In one file, write an entry-point function mySort that accepts a matrix inputs A. Use the gpucoder.sort function to sort the columns of A in descending order.

function B = mySort(A)
     B = gpucoder.sort(A, 1, 'descend');
end

Use the codegen function to generate CUDA MEX function.

codegen -config coder.gpuConfig('mex') -args {ones(1024,1024,'double')} -report mySort

The following is a snippet of the generated code. The Thrust library call is denoted by thrustSortImpl

...
cudaMalloc(&gpu_inDims, 8ULL);
cudaMalloc(&gpu_B, 8388608ULL);
cudaMalloc(&gpu_A, 8388608ULL);
mySort_kernel1<<<dim3(1U, 1U, 1U), dim3(32U, 1U, 1U)>>>(*gpu_inDims);
cudaMemcpy(gpu_A, (void *)&A[0], 8388608ULL, cudaMemcpyHostToDevice);
mySort_kernel2<<<dim3(2048U, 1U, 1U), dim3(512U, 1U, 1U)>>>(*gpu_A, *gpu_B);
cudaMemcpy(&inDims[0], gpu_inDims, 8ULL, cudaMemcpyDeviceToHost);
thrustSortImpl(&(*gpu_B)[0], 2, &inDims[0], 1, 'd', false);
cudaMemcpy(&B[0], gpu_B, 8388608ULL, cudaMemcpyDeviceToHost);
...

Input Arguments

collapse all

Input array, specified as a vector, matrix, or multidimensional array.

Data Types: double | single | int8 | int16 | int32 | int64 | uint8 | uint16 | uint32 | uint64 | logical | char

Dimension to operate along, specified as a positive integer scalar.
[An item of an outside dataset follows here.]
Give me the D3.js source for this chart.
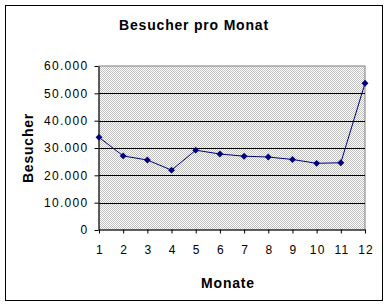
<!DOCTYPE html>
<html>
<head>
<meta charset="utf-8">
<script src="https://cdn.jsdelivr.net/npm/d3@7"></script>
<style>
  body { margin: 0; background: #fff; }
  svg { display: block; font-family: Arial, "Liberation Sans", sans-serif; }
</style>
</head>
<body>
<div id="chart"></div>
<script>
// data
const months = [1, 2, 3, 4, 5, 6, 7, 8, 9, 10, 11, 12];
const visitors = [33900, 27100, 25600, 21900, 29200, 27800, 27000, 26700, 25800, 24400, 24600, 53700];
const yTicks = [0, 10000, 20000, 30000, 40000, 50000, 60000];

const width = 391, height = 307;
const plot = { left: 99, right: 365, top: 66, bottom: 230 };

const svg = d3.select('#chart').append('svg')
  .attr('width', width)
  .attr('height', height);

// checker pattern like the old office fill
const pat = svg.append('defs').append('pattern')
  .attr('id', 'checker')
  .attr('width', 2).attr('height', 2)
  .attr('patternUnits', 'userSpaceOnUse');
pat.append('rect').attr('width', 2).attr('height', 2).attr('fill', '#fff');
pat.append('rect').attr('width', 1).attr('height', 1).attr('fill', '#c0c0c0');
pat.append('rect').attr('x', 1).attr('y', 1).attr('width', 1).attr('height', 1).attr('fill', '#c0c0c0');

// outer frame
svg.append('rect')
  .attr('x', 5.5).attr('y', 5.5)
  .attr('width', 377).attr('height', 295)
  .attr('fill', '#fff').attr('stroke', '#000');

const x = d3.scaleLinear().domain([1, 12]).range([plot.left, plot.right]);
const y = d3.scaleLinear().domain([0, 60000]).range([plot.bottom, plot.top]);

// plot area
svg.append('rect')
  .attr('x', plot.left).attr('y', plot.top)
  .attr('width', plot.right - plot.left).attr('height', plot.bottom - plot.top)
  .attr('fill', 'url(#checker)')
  .attr('stroke', '#808080');

// gridlines
svg.append('g')
  .selectAll('line')
  .data(yTicks.filter(d => d > 0 && d < 60000))
  .enter().append('line')
    .attr('x1', plot.left).attr('x2', plot.right)
    .attr('y1', d => Math.round(y(d)) + 0.5).attr('y2', d => Math.round(y(d)) + 0.5)
    .attr('stroke', '#000');

// axes
const fmt = d => d3.format(',')(d).replace(/,/g, '.');
const yAxis = svg.append('g')
  .attr('transform', `translate(${plot.left - 0.5},0)`)
  .call(d3.axisLeft(y).tickValues(yTicks).tickFormat(fmt).tickSize(4).tickSizeOuter(0));
const xAxis = svg.append('g')
  .attr('transform', `translate(0,${plot.bottom - 0.5})`)
  .call(d3.axisBottom(x).tickValues(months).tickSize(4).tickSizeOuter(0));

[yAxis, xAxis].forEach(a => {
  a.select('.domain').attr('stroke', '#000');
  a.selectAll('.tick line').attr('stroke', '#000');
  a.selectAll('text')
    .attr('fill', '#000')
    .style('font-size', '12px')
    .style('letter-spacing', '1.3px')
    .style('font-family', 'Arial, "Liberation Sans", sans-serif');
});
yAxis.selectAll('text').attr('x', -10);
xAxis.selectAll('text').attr('y', 16).attr('dx', '0.6px');

// line + markers
svg.append('path')
  .datum(visitors)
  .attr('fill', 'none')
  .attr('stroke', '#000080')
  .attr('stroke-width', 1)
  .attr('d', d3.line().x((d, i) => x(months[i])).y(d => y(d)));

svg.append('g')
  .selectAll('path')
  .data(visitors)
  .enter().append('path')
    .attr('d', d3.symbol().type(d3.symbolDiamond2).size(30))
    .attr('transform', (d, i) => `translate(${x(months[i])},${y(d)})`)
    .attr('fill', '#000080');

// titles
const bold = sel => sel
  .attr('text-anchor', 'middle')
  .style('font-size', '14px').style('font-weight', 'bold')
  .style('letter-spacing', '0.8px');

svg.append('text')
  .attr('x', 194).attr('y', 30)
  .call(bold)
  .text('Besucher pro Monat');

svg.append('text')
  .attr('x', 228).attr('y', 288)
  .call(bold)
  .text('Monate');

svg.append('text')
  .attr('transform', 'translate(33,148)rotate(-90)')
  .call(bold)
  .text('Besucher');
</script>
</body>
</html>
If no value is specified, then the default is the first array dimension whose size does not equal 1.

sort returns A if dim is greater than ndims(A). dim is not supported when A is a cell array, that is, sort only operates along the first array dimension whose size does not equal 1.

Data Types: double | single | int8 | int16 | int32 | int64 | uint8 | uint16 | uint32 | uint64

Sorting direction, specified as 'ascend' or 'descend'. direction is not supported when A is a cell array, that is, sort only sorts in ascending order.

Output Arguments

collapse all

Sorted array, returned as a vector, matrix, or multidimensional array. B is the same size and type as A. The order of the elements in B preserves the order of equal elements in A.

Data Types: double | single | int8 | int16 | int32 | int64 | uint8 | uint16 | uint32 | uint64 | logical | char

Sort index, returned as a vector, matrix, or multidimensional array. I is the same size as A. The index vectors are oriented along the same dimension that sort operates on. For example, if A is a 2-by-3 matrix, then [B,I] = sort(A,2) sorts the elements in each row of A. The output I is a collection of 1-by-3 row index vectors describing the rearrangement of each row of A.

Limitations

  • gpucoder.sort does not support complex numbers.

  • gpucoder.sort does not support 'MissingPlacement' and 'ComparisonMethod' name-value pairs supported by the MATLAB sort function.

Version History

Introduced in R2018b